PARADISE, Calif. - Nearly half a million trees burned by the Camp Fire may be in danger of falling down.
400,000 dead or dying trees are endangering people, homes, and roadways. Who's responsible for removing them? Turns out - it's Camp Fire survivors.
Treasurer for the Butte Fire Safe Council Jim Broshears said Paradise and Butte County will take care of burned trees on public roads only.
"The right-of-way road isn't very deep so when you look out at a road and then you look at the trees in front of us the trees are just off the right-of-way not in the right-of-way," Broshears said. "So those trees are my responsibility as a private property owner.
However, those threes could impact public places.
They could fall on Pentz road and you know it could kill someone and then it would close the road," Broshears said.
Broshears said they've reached out for additional funding.
"At least dealing with those trees and removing trees that would affect public and private roads that request has been put in through the town and county and is awaiting word," Broshears said.
Broshears cut down trees threatening his home but said more troublesome trees remain.

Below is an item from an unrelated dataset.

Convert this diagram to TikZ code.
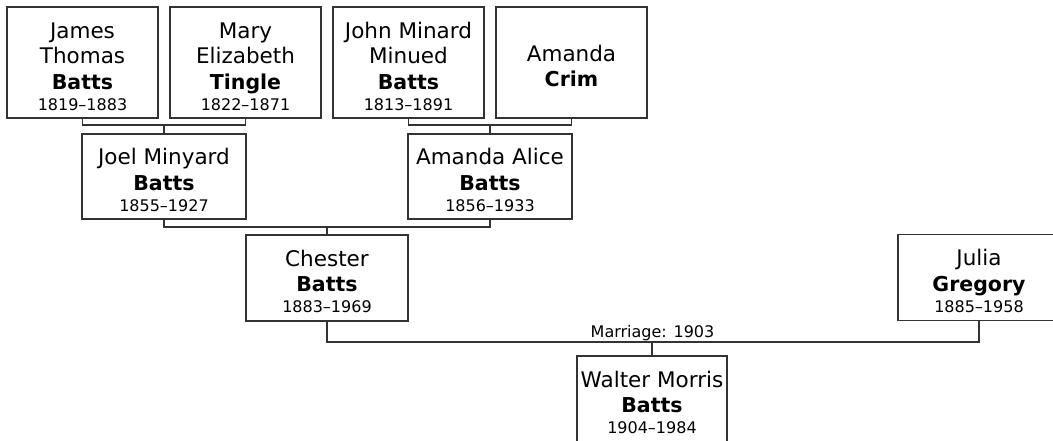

"The decision making process people have to make right now is how much money do I spend," Broshears said. "It's pretty much going to be based on whether they have insurance and whether they can be safe on their property and rebuild."
Kristin Milinkevich said her home survived the Camp Fire.
"It's a concern I try not to get too close to the trees and try to make sure I keep myself away from them," Milinkevich said.
She had an arborist take down her hazardous trees but seeing burned trees around town is still a worry.
"The one back there that looks pretty toasted I wouldn't want to have my kid near it," Milinkevish said. "I have seen ones on my property just fall randomly so it does worry me a little. In general, I do feel the towns trying their best to take care of the right-of-ways and the streets and such to keep us safe when we're driving."
Broshears said its not just safety it certainly is safety number one. "You know its also economic recovery I mean what decision can you make based on the expense of the trees," Broshears said.
Butte Creek Canyon is the fire area crews will be working to remove trees affecting public roadways.